(Bu feylesofların Kur’an hakkındaki senalarının bir hülâsası Küçük Tarihçe-i Hayat’ta ve Nur Çeşmesi mecmuasında yazılmıştır.)
Kur’an’ın lisanı, nezahet ve belâgat itibarıyla nazirsizdir. Kur’an bizatihî muhteşem bir mu’cizedir
Kur’an’ın mutaassıp münekkidi ve mütercimi George Sale diyor ki:
Kur’an, Arapçanın en mükemmel ve pek mevsuk bir eseridir. Müslümanların itikadı vechile bir insan kalemi, bu i’cazkâr eseri vücuda getiremez. Kur’an bizatihî daimî bir mu’cizedir hem öyle bir mu’cize ki ölüleri diriltmekten daha yüksektir. Bu mukaddes kitabın ta kendisi, menşeinin semavî olduğunu ispata kâfidir. Muhammed (asm) bu mu’cizeye istinaden, bir peygamber olarak tanınmasını istemiştir. Arabistan’ın çıplak ve kısır çöllerini aydınlatan, şair ve hatiplere meydan okuyan Kur’an, bir âyetine bir nazire istemiş; hiçbir kimse bu tahaddîye karşı gelememişti. Burada yalnız bir misal îrad ederek bütün büyük adamların, Kur’an’ın belâgatına baş eğdiklerini göstermek isterim:
Hazret-i Muhammed’in (asm) zamanında, Arabistan şairlerinin şehriyarı Şair Lebid idi. Lebid, muallakattan birinin nâzımıdır. O zaman putperest olan Lebid; Kur’an’ın belâgatı karşısında lâl kalmış, bu belâgatı en güzel sözlerle ifade etmişti. Kur’an’ın belâgatı karşısında hayran kalan Lebid, Müslümanlığı kabul etmiş, Kur’an’ın ancak bir peygamber lisanından duyulacağını söylemiştir.

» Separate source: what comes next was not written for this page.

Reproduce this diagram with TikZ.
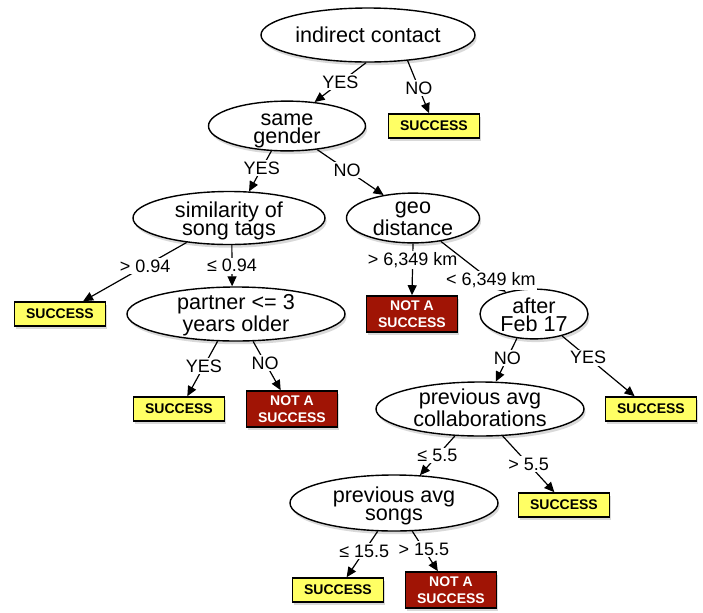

Kur’an’ın lisanı beliğ ve hârikulâde seyyaldir. Cenab-ı Hakk’ın şan ve celaletini, azamet sıfatlarını ifade eden âyetlerin ekserisi, müstesna bir güzelliği haizdir. Kur’an’ı bîtarafane tercümeye gayret ettim ise de kārilerim, Kur’an’ın metnini sadakatkârane bir ifadeye muvaffak olamadığımı göreceklerdir. Bu kusuruma rağmen kāriler tercümemde bahis mevzuu ettiğim muhteşem âyetlerin birçoklarını okuyacaklardır.